Substitute $6.02\times {10}^{23}\text{atoms}$ for $N_0$, $10.5\times {10}^6\text{g}/{\text{m}}^{\text{3}}$ for ${\rho }_{\text{Ag}}$ and $107.87\text{g}/\text{at}\text{.}\text{mass}$ for $\text{at}\text{.}\text{mass}\text{Ag}$ in Equation (II).

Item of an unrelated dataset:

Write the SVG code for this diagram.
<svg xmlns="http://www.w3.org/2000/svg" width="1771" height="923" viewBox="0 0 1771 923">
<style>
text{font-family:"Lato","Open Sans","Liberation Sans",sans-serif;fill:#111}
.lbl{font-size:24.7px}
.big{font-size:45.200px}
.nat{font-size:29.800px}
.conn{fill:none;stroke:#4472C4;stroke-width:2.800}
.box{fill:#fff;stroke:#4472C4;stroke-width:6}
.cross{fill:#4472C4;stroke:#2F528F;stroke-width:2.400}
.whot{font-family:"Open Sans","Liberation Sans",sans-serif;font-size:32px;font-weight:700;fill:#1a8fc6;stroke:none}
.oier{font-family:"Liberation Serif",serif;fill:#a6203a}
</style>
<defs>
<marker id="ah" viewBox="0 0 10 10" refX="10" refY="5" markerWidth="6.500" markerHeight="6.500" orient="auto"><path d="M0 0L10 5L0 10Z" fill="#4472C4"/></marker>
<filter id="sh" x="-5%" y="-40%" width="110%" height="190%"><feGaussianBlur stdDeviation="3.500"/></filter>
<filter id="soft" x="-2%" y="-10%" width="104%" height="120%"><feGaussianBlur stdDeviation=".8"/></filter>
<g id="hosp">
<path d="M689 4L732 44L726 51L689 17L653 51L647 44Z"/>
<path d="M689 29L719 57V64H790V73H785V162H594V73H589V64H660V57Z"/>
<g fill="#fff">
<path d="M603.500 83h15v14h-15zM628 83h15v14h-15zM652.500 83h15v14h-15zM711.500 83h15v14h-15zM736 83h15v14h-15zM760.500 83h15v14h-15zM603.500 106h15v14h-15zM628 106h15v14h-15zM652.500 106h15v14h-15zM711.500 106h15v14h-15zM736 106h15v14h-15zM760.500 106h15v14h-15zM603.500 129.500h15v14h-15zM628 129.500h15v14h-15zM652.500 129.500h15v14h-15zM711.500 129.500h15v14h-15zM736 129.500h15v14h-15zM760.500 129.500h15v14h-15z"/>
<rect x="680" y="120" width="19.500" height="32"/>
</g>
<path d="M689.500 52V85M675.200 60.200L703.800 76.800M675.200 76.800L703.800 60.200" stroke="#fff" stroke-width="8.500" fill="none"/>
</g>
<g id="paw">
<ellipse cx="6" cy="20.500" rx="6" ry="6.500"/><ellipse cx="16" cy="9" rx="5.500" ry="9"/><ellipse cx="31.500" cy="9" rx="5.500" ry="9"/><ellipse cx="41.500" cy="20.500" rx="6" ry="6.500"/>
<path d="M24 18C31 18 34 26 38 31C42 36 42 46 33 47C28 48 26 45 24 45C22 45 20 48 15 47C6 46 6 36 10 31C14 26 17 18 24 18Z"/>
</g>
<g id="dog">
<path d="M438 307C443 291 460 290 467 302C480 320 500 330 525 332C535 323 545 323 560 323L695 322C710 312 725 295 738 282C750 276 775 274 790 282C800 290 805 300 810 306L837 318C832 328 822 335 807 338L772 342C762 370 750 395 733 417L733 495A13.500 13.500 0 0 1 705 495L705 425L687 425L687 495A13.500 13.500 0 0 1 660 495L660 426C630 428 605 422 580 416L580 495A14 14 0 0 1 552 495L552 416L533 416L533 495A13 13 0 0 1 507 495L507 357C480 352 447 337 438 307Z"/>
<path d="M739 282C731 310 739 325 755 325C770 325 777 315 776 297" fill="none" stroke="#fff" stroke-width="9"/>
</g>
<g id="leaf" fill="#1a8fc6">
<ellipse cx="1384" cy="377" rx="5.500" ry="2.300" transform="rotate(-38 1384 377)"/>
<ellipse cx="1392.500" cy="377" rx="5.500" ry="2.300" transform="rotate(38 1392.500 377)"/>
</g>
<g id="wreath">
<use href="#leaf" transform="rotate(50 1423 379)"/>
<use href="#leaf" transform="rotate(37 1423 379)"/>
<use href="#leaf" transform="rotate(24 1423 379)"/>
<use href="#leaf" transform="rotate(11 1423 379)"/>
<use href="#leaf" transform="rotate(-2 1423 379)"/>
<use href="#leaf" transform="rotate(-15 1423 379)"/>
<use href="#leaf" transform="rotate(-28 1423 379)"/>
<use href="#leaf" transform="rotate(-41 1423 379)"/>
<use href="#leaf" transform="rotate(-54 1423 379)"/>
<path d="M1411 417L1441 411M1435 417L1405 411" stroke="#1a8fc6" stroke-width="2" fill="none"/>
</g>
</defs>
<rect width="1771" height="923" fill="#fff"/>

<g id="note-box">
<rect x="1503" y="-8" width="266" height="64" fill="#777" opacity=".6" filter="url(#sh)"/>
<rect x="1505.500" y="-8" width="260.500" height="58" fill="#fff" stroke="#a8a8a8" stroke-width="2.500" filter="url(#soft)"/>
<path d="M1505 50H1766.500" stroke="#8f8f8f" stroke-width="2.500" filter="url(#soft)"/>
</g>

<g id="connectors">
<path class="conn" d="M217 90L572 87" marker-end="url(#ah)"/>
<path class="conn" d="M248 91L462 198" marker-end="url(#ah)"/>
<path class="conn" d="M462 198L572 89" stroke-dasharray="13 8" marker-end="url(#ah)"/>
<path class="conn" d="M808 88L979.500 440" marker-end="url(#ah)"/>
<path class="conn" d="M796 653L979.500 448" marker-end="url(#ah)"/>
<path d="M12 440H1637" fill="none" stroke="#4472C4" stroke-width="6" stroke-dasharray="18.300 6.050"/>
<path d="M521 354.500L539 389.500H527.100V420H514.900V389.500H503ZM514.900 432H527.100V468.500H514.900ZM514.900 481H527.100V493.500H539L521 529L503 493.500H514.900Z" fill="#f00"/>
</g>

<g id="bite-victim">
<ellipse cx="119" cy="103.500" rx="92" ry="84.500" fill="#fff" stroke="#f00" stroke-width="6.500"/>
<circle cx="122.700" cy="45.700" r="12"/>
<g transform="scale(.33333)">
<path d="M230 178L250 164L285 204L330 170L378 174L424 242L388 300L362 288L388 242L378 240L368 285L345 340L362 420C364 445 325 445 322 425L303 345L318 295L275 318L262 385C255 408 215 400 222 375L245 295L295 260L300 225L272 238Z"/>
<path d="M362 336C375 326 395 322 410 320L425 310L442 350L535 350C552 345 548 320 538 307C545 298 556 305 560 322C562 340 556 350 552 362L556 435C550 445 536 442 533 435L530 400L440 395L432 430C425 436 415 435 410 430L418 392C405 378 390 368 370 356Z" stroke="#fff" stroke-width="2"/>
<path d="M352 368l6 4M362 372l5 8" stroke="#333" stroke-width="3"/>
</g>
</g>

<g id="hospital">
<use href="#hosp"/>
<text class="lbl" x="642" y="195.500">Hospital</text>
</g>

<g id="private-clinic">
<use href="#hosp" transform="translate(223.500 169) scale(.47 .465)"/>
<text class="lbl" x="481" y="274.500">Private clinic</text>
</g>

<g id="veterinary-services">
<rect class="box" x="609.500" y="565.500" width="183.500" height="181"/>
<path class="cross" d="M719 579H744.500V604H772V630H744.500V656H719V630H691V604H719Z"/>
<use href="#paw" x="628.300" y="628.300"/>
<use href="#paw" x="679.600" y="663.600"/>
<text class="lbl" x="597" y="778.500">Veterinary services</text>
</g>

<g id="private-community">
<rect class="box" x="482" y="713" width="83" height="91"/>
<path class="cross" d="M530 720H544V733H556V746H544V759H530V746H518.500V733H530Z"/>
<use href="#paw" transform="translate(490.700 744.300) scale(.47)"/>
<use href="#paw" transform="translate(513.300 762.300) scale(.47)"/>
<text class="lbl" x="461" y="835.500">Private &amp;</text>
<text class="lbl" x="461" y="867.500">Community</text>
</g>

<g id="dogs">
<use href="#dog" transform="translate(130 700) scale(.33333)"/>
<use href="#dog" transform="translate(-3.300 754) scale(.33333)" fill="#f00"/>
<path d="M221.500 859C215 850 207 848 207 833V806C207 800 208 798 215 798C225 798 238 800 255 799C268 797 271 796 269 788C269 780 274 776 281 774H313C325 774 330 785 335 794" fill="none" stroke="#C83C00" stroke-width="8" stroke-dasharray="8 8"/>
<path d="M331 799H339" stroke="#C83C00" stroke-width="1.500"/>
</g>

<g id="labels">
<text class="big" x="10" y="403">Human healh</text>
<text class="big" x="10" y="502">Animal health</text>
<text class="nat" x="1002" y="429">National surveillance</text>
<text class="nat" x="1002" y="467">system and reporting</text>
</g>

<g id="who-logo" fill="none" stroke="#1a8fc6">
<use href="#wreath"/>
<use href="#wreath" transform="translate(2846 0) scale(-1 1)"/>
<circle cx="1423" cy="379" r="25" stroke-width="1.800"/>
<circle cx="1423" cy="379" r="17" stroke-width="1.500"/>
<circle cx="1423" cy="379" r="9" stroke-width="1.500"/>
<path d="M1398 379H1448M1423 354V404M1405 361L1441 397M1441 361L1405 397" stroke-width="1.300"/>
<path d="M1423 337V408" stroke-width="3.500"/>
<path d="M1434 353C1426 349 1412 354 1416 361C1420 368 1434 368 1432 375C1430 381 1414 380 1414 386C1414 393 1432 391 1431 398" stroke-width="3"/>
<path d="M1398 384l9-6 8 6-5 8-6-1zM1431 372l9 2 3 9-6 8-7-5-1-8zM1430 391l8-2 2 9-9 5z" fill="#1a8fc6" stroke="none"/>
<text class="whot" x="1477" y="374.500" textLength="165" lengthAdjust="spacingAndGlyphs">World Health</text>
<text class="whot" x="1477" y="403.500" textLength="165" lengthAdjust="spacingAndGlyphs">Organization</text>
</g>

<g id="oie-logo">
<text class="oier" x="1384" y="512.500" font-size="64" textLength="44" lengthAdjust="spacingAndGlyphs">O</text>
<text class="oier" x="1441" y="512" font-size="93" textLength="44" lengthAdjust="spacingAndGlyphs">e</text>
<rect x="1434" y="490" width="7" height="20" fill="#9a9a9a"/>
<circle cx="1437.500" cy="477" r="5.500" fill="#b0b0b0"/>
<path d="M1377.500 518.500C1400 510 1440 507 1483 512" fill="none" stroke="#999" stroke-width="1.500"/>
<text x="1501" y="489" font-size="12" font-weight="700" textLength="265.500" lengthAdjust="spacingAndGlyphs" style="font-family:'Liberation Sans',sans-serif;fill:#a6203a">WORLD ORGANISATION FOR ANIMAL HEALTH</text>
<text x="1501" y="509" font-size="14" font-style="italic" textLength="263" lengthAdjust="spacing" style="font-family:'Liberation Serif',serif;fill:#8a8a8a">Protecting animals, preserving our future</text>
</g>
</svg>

 $\begin{array}{c}N=\frac{\left(6.02\times {10}^{23}\text{atoms}\right)\left(10.5\times {10}^6\text{g}/{\text{m}}^{\text{3}}\right)}{107.87\text{g}/\text{at}\text{.}\text{mass}}\\ =5.86\times {10}^{28}\text{atoms}/{\text{m}}^{\text{3}}\end{array}$

Substitute $5.86\times {10}^{28}\text{atoms}/{\text{m}}^{\text{3}}$ for $N$, $8.62\times {10}^{-5}\text{eV}/\text{K}$ for $k$, $\text{750°C}$ for $T$ and $\text{1}\text{.10}\text{eV}$ for $E_v$ in Equation (I).

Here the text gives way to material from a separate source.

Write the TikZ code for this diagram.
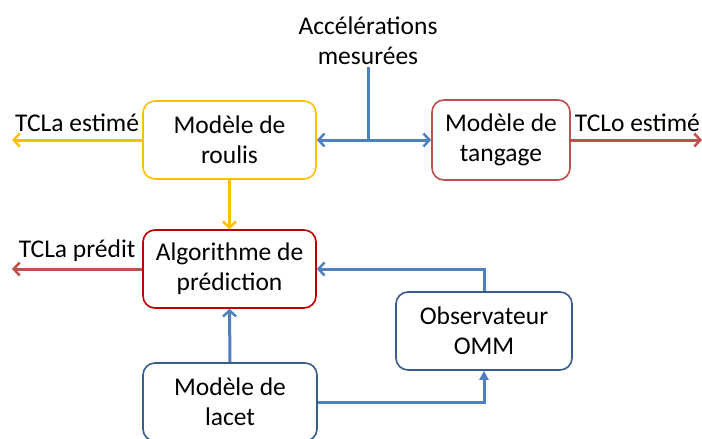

 $\begin{array}{c}{n}_v=\left(5.86\times {10}^{28}\text{atoms}/{\text{m}}^{\text{3}}\right)\left\{\exp \left[-\frac{\text{1}\text{.10}\text{eV}}{\left(8.62\times {10}^{-5}\text{eV}/\text{K}\right)\left(\text{750°C}\right)}\right]\right\}\\ =\left(5.86\times {10}^{28}\text{atoms}/{\text{m}}^{\text{3}}\right)\left\{\exp \left[-\frac{\text{1}\text{.10}\text{eV}}{\left(8.62\times {10}^{-5}\text{eV}/\text{K}\right)\left[\left(\text{750}+273\right)\text{K}\right]}\right]\right\}\\ =\left(5.86\times {10}^{28}\text{atoms}/{\text{m}}^{\text{3}}\right)\left\{\exp \left[-\frac{\text{1}\text{.10}\text{eV}}{\left(8.62\times {10}^{-5}\text{eV}/\text{K}\right)\left(1023\text{K}\right)}\right]\right\}\\ =2.24\times 1{\text{0}}^{\text{23}}\text{vacancies}/{\text{m}}^{\text{3}}\end{array}$

Hence, the equilibrium concentration of vacancies per cubic meter in pure silver is $2.24\times 1{\text{0}}^{\text{23}}\text{vacancies}/{\text{m}}^{\text{3}}$.

(b)

To determine

The vacancy fraction at 700°C.

Answer to Problem 12AAP

The vacancy fraction at 8700°C is $2.01\times 1{\text{0}}^{-6}\text{vacancies}/\text{atom}$.

Explanation of Solution

Express the vacancy fraction at 700°C.

 $\frac{n_v}{N}=e^{-E_v/kT}$                                                                                         (III)

Conclusion:

Substitute $8.62\times {10}^{-5}\text{eV}/\text{K}$ for $k$, $\text{700°C}$ for $T$ and $\text{1}\text{.10}\text{eV}$ for $E_v$ in Equation (III).

 $\begin{array}{c}\frac{n_v}{N}=\exp \left[-\frac{\text{1}\text{.10}\text{eV}}{\left(8.62\times {10}^{-5}\text{eV}/\text{K}\right)\left(\text{700°C}\right)}\right]\\ =\exp \left[-\frac{\text{1}\text{.10}\text{eV}}{\left(8.62\times {10}^{-5}\text{eV}/\text{K}\right)\left(\text{973}\text{K}\right)}\right]\\ =e^{-13.12}\\ =2.01\times 1{\text{0}}^{-6}\text{vacancies}/\text{atom}\end{array}$

Hence, the vacancy fraction at 700°C is $2.01\times 1{\text{0}}^{-6}\text{vacancies}/\text{atom}$.